Zwei Menschen haben sich gefunden und verstanden
Steinmeier zeigte sich in dem Zusammenhang von dem Trauermarsch in Paris, der für ihn eher eine Demonstration der selbstbewussten französischen Demokratie war, die gemeinsam nach vorne schaue, tief beeindruckt. Und es habe ihn schon irritiert, dass der israelische Ministerpräsident Netanjahu die französischen Juden aufgefordert habe, nach Israel zu kommen. Zu Recht habe der französische Ministerpräsident Manuel Valls darauf hingewiesen, dass das Land ohne französische Juden kein Frankreich sei. „Netanjahu ist der Ministerpräsident Israels, nicht der Juden weltweit. Das Amt des israelischen Ministerpräsidenten ist schwer genug“, sagte Shalev dazu mit einem süffisanten Lächeln. „Wir hatten nie einen geistigen Führer, der für alle sprechen kann. Wir argumentieren und provozieren, dass kann Netanjahu uns nicht nehmen“, sagte Shalev.

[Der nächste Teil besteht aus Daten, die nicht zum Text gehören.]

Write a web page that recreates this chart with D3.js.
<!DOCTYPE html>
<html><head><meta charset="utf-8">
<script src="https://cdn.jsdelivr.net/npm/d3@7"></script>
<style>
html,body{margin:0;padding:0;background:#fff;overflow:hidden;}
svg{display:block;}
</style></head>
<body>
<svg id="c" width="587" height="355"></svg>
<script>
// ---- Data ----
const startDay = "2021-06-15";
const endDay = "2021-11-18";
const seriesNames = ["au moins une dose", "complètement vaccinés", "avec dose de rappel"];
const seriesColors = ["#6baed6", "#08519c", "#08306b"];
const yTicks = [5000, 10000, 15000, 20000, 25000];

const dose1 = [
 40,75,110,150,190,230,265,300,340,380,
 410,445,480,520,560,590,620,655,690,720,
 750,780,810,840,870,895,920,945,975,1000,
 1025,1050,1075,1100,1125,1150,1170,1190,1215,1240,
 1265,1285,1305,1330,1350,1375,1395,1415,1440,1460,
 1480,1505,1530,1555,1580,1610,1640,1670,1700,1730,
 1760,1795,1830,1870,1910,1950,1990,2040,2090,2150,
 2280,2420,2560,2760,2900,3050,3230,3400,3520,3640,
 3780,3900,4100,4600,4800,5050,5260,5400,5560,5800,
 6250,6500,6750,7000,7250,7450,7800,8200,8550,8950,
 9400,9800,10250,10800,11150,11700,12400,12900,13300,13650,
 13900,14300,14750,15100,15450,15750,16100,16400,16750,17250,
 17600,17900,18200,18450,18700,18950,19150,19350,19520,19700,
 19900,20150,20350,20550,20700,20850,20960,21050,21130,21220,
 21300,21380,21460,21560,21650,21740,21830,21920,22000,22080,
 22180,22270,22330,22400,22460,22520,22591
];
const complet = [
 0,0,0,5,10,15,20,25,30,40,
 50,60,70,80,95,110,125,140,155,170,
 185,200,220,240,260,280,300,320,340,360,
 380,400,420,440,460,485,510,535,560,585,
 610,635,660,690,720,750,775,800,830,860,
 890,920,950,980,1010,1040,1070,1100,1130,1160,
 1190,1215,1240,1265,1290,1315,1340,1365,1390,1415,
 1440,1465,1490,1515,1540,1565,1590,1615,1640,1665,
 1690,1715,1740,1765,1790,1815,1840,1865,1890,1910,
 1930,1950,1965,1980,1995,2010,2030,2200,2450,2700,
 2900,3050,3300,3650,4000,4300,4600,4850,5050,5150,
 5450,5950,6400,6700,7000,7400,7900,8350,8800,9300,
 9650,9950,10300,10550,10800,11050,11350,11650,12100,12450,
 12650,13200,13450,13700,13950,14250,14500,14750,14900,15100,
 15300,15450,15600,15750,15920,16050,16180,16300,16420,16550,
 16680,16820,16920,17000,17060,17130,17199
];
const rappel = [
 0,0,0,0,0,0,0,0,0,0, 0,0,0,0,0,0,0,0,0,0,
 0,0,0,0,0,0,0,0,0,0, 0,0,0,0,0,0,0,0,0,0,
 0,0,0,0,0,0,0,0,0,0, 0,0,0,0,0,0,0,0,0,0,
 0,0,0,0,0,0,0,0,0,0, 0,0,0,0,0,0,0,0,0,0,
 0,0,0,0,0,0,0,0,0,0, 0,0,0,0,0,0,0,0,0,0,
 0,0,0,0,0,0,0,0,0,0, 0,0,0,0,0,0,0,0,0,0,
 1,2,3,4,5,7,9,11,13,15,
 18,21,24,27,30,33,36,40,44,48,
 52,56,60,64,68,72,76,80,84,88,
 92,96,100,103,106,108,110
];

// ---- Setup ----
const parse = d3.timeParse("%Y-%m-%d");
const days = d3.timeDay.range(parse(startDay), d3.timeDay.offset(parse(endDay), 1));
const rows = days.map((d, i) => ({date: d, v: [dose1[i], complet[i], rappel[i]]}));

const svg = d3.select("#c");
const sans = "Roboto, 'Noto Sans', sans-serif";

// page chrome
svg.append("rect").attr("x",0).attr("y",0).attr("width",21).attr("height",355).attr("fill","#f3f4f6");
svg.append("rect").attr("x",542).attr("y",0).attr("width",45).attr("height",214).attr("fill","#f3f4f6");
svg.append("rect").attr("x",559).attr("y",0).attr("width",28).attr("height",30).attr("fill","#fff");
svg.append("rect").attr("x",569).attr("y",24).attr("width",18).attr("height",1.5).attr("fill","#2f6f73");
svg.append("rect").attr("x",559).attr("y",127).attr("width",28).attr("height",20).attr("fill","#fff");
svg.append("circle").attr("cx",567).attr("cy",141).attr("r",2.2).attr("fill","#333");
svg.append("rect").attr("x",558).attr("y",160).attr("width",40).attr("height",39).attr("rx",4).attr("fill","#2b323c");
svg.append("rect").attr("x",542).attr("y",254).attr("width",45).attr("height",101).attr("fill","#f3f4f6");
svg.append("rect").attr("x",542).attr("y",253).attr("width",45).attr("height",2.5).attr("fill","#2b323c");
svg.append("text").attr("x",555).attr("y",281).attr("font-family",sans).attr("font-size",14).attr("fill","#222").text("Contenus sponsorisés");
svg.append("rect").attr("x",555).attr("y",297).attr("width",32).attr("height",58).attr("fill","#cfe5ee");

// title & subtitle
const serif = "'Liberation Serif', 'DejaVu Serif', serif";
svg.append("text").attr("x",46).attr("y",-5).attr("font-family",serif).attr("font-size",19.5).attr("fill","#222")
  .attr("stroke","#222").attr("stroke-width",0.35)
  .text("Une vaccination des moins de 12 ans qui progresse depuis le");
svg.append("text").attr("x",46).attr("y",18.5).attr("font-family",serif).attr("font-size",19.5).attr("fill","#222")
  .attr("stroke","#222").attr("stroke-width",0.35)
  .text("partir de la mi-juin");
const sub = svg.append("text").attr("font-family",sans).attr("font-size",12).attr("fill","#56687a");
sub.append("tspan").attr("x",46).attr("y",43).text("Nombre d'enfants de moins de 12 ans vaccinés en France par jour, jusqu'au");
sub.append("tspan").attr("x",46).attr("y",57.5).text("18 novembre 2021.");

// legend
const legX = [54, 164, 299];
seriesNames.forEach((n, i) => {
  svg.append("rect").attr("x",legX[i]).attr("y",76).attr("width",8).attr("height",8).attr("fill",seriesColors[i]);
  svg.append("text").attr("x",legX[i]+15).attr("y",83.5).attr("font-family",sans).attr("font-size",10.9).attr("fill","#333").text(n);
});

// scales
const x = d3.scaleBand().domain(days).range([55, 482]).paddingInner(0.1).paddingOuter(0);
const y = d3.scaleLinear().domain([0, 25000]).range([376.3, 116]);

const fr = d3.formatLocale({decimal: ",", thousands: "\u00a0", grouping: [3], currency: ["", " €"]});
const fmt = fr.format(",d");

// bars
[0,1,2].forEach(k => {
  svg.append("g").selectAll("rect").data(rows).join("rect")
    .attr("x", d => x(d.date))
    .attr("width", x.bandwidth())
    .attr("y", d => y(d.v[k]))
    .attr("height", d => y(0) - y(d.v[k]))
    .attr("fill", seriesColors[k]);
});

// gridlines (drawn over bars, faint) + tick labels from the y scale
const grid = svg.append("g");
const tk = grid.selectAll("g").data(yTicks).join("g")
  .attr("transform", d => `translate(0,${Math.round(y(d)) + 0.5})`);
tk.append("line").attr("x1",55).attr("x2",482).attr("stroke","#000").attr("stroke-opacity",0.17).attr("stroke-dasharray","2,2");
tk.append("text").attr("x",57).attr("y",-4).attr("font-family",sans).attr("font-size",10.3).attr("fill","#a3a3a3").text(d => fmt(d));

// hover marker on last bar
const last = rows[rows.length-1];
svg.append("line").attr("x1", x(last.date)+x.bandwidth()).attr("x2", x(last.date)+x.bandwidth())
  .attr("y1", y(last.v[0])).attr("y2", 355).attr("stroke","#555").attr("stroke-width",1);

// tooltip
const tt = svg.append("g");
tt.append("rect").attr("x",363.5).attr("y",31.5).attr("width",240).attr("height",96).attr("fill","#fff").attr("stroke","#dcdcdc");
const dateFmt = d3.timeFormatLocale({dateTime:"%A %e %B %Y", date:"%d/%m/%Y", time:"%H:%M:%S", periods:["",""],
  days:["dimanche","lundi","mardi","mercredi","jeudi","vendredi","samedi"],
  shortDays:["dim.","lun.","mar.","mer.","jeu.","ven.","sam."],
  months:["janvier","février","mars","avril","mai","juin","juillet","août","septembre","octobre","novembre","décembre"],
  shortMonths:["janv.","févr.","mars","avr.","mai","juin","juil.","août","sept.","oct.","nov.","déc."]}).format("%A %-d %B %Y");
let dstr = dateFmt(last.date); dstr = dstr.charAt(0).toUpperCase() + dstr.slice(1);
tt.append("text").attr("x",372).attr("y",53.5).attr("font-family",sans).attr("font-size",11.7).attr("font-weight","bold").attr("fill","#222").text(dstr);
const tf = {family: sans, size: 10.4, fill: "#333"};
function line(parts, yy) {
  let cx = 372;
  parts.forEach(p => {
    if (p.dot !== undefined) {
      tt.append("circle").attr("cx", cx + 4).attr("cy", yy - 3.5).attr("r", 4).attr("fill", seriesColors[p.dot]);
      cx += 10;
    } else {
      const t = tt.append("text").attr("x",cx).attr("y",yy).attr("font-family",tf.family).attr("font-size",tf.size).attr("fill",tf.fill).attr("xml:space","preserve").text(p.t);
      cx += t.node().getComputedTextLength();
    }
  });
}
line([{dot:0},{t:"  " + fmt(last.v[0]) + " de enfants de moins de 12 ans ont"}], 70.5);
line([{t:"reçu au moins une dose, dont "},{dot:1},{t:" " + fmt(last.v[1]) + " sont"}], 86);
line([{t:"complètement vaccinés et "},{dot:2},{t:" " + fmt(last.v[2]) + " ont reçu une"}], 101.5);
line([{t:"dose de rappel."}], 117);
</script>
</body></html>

Sehr emotional wurde es, als die erste Szene aus Reitz Film „Heimat“ gezeigt wurde. Ein junger Soldat kehrt 1919 ins Hunsrückdorf zurück, sieht seinen Vater in der Schmiede, hilft ihm, das Rad zu reparieren, jeder Handgriff sitzt und erst dann begrüßen sich die beiden. „Dieser Film erinnert mich an meine Heimkehr aus dem Krieg von 1967“, sagte Shalev bewegt. „Für mich war Homer in dem Film, der von der Odyssee zurückkehrt“. Und da gestand Reitz zum ersten Mal, dass er Homer im Sinn hatte, als er sein Filmprojekt „Heimat“ gestartet hatte. Reitz wiederum fand sich in der von Corinna Kirchoff gelesenen Passage über das verlassene Haus, in das der Protagonist des Romans „Der Junge und die Taube“ zurückkehrt. Zwei Menschen haben sich sofort gefunden und verstanden, ohne vorher das Werk des anderen gekannt zu haben. Ein wunderbarer Beweis, wie durch Kunst und Austausch Verständnis und Begegnung wachsen. Und so wünschte sich Steinmeier am Ende dieses Abends mehr Austausch junger Menschen für eine gemeinsame Zukunft.